BEGIN MATERIAL
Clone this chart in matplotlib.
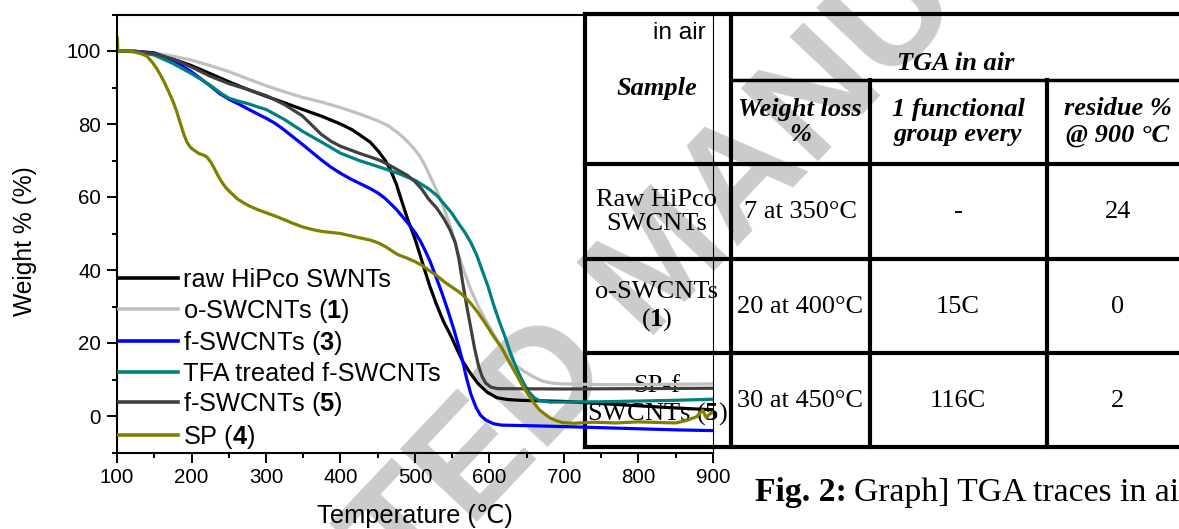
import matplotlib
matplotlib.use('Agg')
import matplotlib.pyplot as plt
from matplotlib.lines import Line2D
from matplotlib.ticker import MultipleLocator

plt.rcParams['mathtext.fontset'] = 'custom'
plt.rcParams['mathtext.rm'] = 'Liberation Sans'
plt.rcParams['mathtext.bf'] = 'Liberation Serif:bold'
plt.rcParams['mathtext.sf'] = 'Liberation Sans:bold'

# ---- TGA traces (temperature in C, weight %) ----
raw_T = [100, 125, 150, 175, 200, 225, 251, 275, 300, 325, 349, 375, 400, 415,
         426, 440, 451, 460, 467, 475, 482, 490, 500, 507, 513, 520, 528, 538,
         549, 557, 564, 575, 585, 597, 610, 625, 641, 700, 750, 800, 850, 900]
raw_W = [100, 99.9, 99.3, 97.8, 96, 93.8, 91.5, 89.5, 87.6, 85.8, 84, 82.1, 80,
         78.5, 77, 75, 72.5, 70, 67.5, 63.5, 59, 54, 48.5, 44, 40, 35.5, 31, 26,
         21.6, 18, 15, 11.5, 8.8, 6.5, 5.0, 4.5, 4.3, 4.0, 3.4, 2.8, 2.2, 1.7]

oxi_T = [100, 125, 150, 175, 200, 225, 251, 275, 300, 325, 349, 375, 400, 425,
         451, 465, 477, 488, 498, 506, 513, 520, 528, 536, 544, 552, 559, 567,
         575, 585, 595, 608, 621, 633, 646, 660, 672, 685, 698, 750, 800, 850, 900]
oxi_W = [100, 99.9, 99.5, 98.6, 97.5, 96, 94.3, 92.4, 90.5, 88.8, 87.3, 86, 84.5,
         82.8, 80.8, 79.4, 77.6, 75.6, 73.4, 71.3, 68.8, 65.8, 62.3, 58.4, 54, 49,
         43.8, 39, 34.5, 30, 26.2, 21.5, 17, 14.2, 12.3, 10.6, 9.5, 9.0, 8.8, 8.6,
         8.6, 8.7, 8.8]

f3_T = [100, 125, 150, 175, 200, 213, 226, 238, 251, 264, 277, 290, 300, 312,
        323, 336, 349, 362, 374, 387, 400, 413, 426, 440, 451, 460, 467, 475,
        482, 491, 500, 507, 513, 520, 528, 536, 544, 552, 559, 564, 569, 575,
        582, 588, 595, 605, 616, 662, 700, 750, 800, 850, 900]
f3_W = [100, 99.9, 99.5, 97.5, 94.3, 92.3, 90.3, 88.3, 86.7, 85.4, 84, 82.6,
        81.6, 80.2, 78.6, 76.5, 74.4, 72.2, 70.2, 68.2, 66.5, 65, 63.7, 62.3, 61,
        59.6, 58.2, 56.6, 54.9, 52.7, 50.3, 48, 45.6, 42.5, 38.2, 33.8, 29, 23.8,
        18.8, 15, 10.5, 6, 2.3, 0.2, -1.1, -2.1, -2.5, -2.7, -2.9, -3.2, -3.5,
        -3.8, -4.0]

tfa_T = [100, 125, 150, 175, 200, 213, 226, 241, 251, 264, 277, 290, 300, 325,
         349, 375, 400, 425, 451, 477, 500, 518, 530, 539, 549, 559, 567, 575,
         583, 590, 598, 605, 613, 621, 628, 636, 644, 652, 660, 667, 682, 750,
         800, 850, 900]
tfa_W = [100, 99.8, 98.9, 96.6, 93.8, 92.2, 90.5, 88.2, 87, 86.2, 85.5, 84.6, 84,
         81.2, 78, 75, 72, 70, 68.3, 66.5, 64.6, 62.3, 60.3, 58.1, 55.7, 52.6,
         50.3, 47.5, 44, 40, 35.5, 30.8, 26, 21.6, 17.3, 13.2, 9.7, 6.8, 5, 4.2,
         3.8, 3.9, 4.1, 4.3, 4.6]

f5_T = [100, 125, 150, 175, 200, 225, 251, 275, 300, 325, 349, 362, 374, 387,
        400, 425, 451, 465, 477, 490, 500, 509, 518, 529, 539, 547, 554, 559,
        564, 570, 575, 580, 585, 590, 595, 602, 611, 700, 800, 900]
f5_W = [100, 99.9, 99.3, 97.8, 95.6, 93.1, 91, 89.5, 87.8, 85.3, 82.2, 79.6,
        77.2, 75.3, 73.9, 72, 70.2, 68.8, 67.4, 65.9, 64.2, 62.2, 59.5, 57, 54,
        51, 47.5, 43, 36.5, 29.5, 24, 18.5, 14, 10.8, 9, 7.9, 7.5, 7.4, 7.5, 7.6]

sp_T = [100, 100.6, 101, 103, 118, 133, 140, 147, 153, 159, 164, 169, 175, 180,
        185, 190, 194, 199, 205, 210, 216, 221, 226, 231, 236, 241, 246, 251,
        257, 262, 270, 277, 288, 300, 312, 323, 336, 349, 362, 374, 387, 400,
        413, 426, 440, 451, 462, 470, 477, 490, 500, 510, 518, 529, 539, 549,
        559, 567, 575, 585, 595, 605, 616, 626, 636, 644, 652, 660, 667, 675,
        682, 690, 698, 713, 740, 770, 800, 830, 850, 865, 878, 886, 891, 896, 900]
sp_W = [103.8, 103.5, 100.2, 100, 100, 99.2, 98.6, 97, 95.3, 93.2, 91.2, 89,
        86.3, 83.5, 80.2, 77, 75, 73.5, 72.6, 71.9, 71.5, 70.9, 69.5, 67.7, 65.7,
        64, 62.6, 61.5, 60.4, 59.4, 58.4, 57.6, 56.6, 55.7, 54.8, 53.9, 52.8,
        51.8, 51.1, 50.6, 50.3, 50, 49.4, 48.8, 48.2, 47.4, 46.2, 45.1, 44.2,
        43.2, 42.3, 41.2, 40, 38.5, 36.8, 35.4, 34, 32.6, 30.8, 28.2, 25.2, 22,
        18.8, 15, 11.4, 8.4, 5.8, 3.5, 1.7, 0.4, -0.6, -1.3, -1.8, -2, -1.7,
        -1.9, -1.6, -1.8, -1.9, -1.2, -0.2, 1.6, -0.4, 0.6, 1.0]

series = [
    (raw_T, raw_W, '#000000', 'raw HiPco SWNTs'),
    (oxi_T, oxi_W, '#c0c0c0', r'o-SWCNTs ($\mathsf{1}$)'),
    (f3_T, f3_W, '#0000ff', r'f-SWCNTs ($\mathsf{3}$)'),
    (tfa_T, tfa_W, '#008080', 'TFA treated f-SWCNTs'),
    (f5_T, f5_W, '#404040', r'f-SWCNTs ($\mathsf{5}$)'),
    (sp_T, sp_W, '#808000', r'SP ($\mathsf{4}$)'),
]

# ---- table contents ----
tab_head = ['Weight loss\n%', '1 functional\ngroup every', 'residue %\n@ 900 \u00b0C']
tab_samples = ['Raw HiPco\nSWCNTs', 'o-SWCNTs\n($\\mathbf{1}$)', 'SP-f\nSWCNTs ($\\mathbf{5}$)']
tab_loss = ['7 at 350\u00b0C', '20 at 400\u00b0C', '30 at 450\u00b0C']
tab_group = ['-', '15C', '116C']
tab_residue = ['24', '0', '2']

W, H = 1179, 529
fig = plt.figure(figsize=(W / 100, H / 100), dpi=100)
fig.patch.set_facecolor('white')


def fx(x):
    return x / W


def fy(y):
    return 1 - y / H


# watermark
fig.text(fx(665), fy(265), 'ACCEPTED MANUSCRIPT', rotation=46.6,
         rotation_mode='anchor', ha='center', va='center', fontsize=111,
         weight='bold', family='Liberation Sans', color='#cbcbcb', zorder=-5)

ax = fig.add_axes([fx(117), fy(452.5), (713 - 117) / W, 438 / H])
ax.set_facecolor('none')

for T, Wt, c, lab in series:
    ax.plot(T, Wt, color=c, lw=2.3, label=lab)

ax.set_xlim(100, 900)
ax.set_ylim(-10, 110)
ax.xaxis.set_major_locator(MultipleLocator(100))
ax.xaxis.set_minor_locator(MultipleLocator(50))
ax.set_yticks([0, 20, 40, 60, 80, 100])
ax.yaxis.set_minor_locator(MultipleLocator(10))

for s in ['left', 'bottom', 'top']:
    ax.spines[s].set_linewidth(1.5)
ax.spines['right'].set_linewidth(0.8)
ax.tick_params(which='major', direction='out', length=7, width=1.4,
               labelsize=14.8, pad=4.5)
ax.tick_params(which='minor', direction='out', length=3.5, width=1.4)
for lbl in ax.get_xticklabels() + ax.get_yticklabels():
    lbl.set_family('Liberation Sans')

ax.set_xlabel('Temperature (\u2103)', fontsize=18.3,
              family=['Liberation Sans', 'DejaVu Sans'])
ax.xaxis.set_label_coords(0.5, (452.5 - 516) / 438)
ax.xaxis.label.set_va('center')
ax.set_ylabel('Weight % (%)', fontsize=17.7, family='Liberation Sans')
ax.yaxis.set_label_coords((25 - 117) / 596, (452.5 - 241.5) / 438)
ax.yaxis.label.set_va('center')

leg = ax.legend(loc='upper left', bbox_to_anchor=(0.0027, (452.5 - 268) / 438),
                frameon=False, prop={'family': 'Liberation Sans', 'size': 18.3},
                handlelength=2.32, handletextpad=0.22, labelspacing=0.18,
                borderpad=0, borderaxespad=0)
for h in leg.get_lines():
    h.set_linewidth(2.6)


# ---- table drawn over the right of the plot ----
def hline(y, x0, x1, lw=3.0):
    fig.add_artist(Line2D([fx(x0), fx(x1)], [fy(y), fy(y)], transform=fig.transFigure,
                          color='k', lw=lw, zorder=-1, solid_capstyle='projecting'))


def vline(x, y0, y1, lw=3.0):
    fig.add_artist(Line2D([fx(x), fx(x)], [fy(y0), fy(y1)], transform=fig.transFigure,
                          color='k', lw=lw, zorder=-1, solid_capstyle='projecting'))


hline(14, 585, 1179)
hline(80, 731, 1179, lw=2.5)
hline(164, 585, 1179)
hline(259, 585, 1179)
hline(353, 585, 1179)
hline(447, 585, 1179)
vline(585, 14, 447)
vline(731, 14, 447)
vline(870, 80, 447)
vline(1047, 80, 447)

serif = 'Liberation Serif'
fig.text(fx(706), fy(33), 'in air', ha='right', va='center', fontsize=17.6,
         family='Liberation Sans', zorder=-1)
fig.text(fx(657), fy(88), 'Sample', ha='center', va='center', fontsize=19,
         family=serif, weight='bold', style='italic', zorder=-1)
fig.text(fx(956), fy(63), 'TGA in air', ha='center', va='center', fontsize=19,
         family=serif, weight='bold', style='italic', zorder=-1)

col_x = [657, 800, 958, 1118]
row_y = [212, 307, 401]
for x, s in zip(col_x[1:], tab_head):
    fig.text(fx(x), fy(122), s, ha='center', va='center', fontsize=19,
             family=serif, weight='bold', style='italic', zorder=-1,
             linespacing=1.15, multialignment='center')
for i, y in enumerate(row_y):
    cells = [tab_samples[i], tab_loss[i], tab_group[i], tab_residue[i]]
    for x, s in zip(col_x, cells):
        fig.text(fx(x), fy(y), s, ha='center', va='center', fontsize=19,
                 family=serif, zorder=-1, linespacing=1.15,
                 multialignment='center')

# caption: bold label followed by plain text
cap = fig.text(fx(755), fy(501), 'Fig. 2:', ha='left', va='baseline',
               fontsize=24.3, family=serif, weight='bold')
bb = cap.get_window_extent(renderer=fig.canvas.get_renderer())
fig.text(fx(bb.x1 + 7), fy(501), 'Graph] TGA traces in air', ha='left',
         va='baseline', fontsize=24.3, family=serif)

fig.savefig('out.png', dpi=100)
END MATERIAL
**PROBLEM REQUIREMENTS**
Reproduce the material above exactly, first line through the line that contains "plt.rcParams['mathtext.sf'] = 'Liberation", minus the pictures.

**EXERCISE ANSWER**
Clone this chart in matplotlib.
import matplotlib
matplotlib.use('Agg')
import matplotlib.pyplot as plt
from matplotlib.lines import Line2D
from matplotlib.ticker import MultipleLocator

plt.rcParams['mathtext.fontset'] = 'custom'
plt.rcParams['mathtext.rm'] = 'Liberation Sans'
plt.rcParams['mathtext.bf'] = 'Liberation Serif:bold'
plt.rcParams['mathtext.sf'] = 'Liberation Sans:bold'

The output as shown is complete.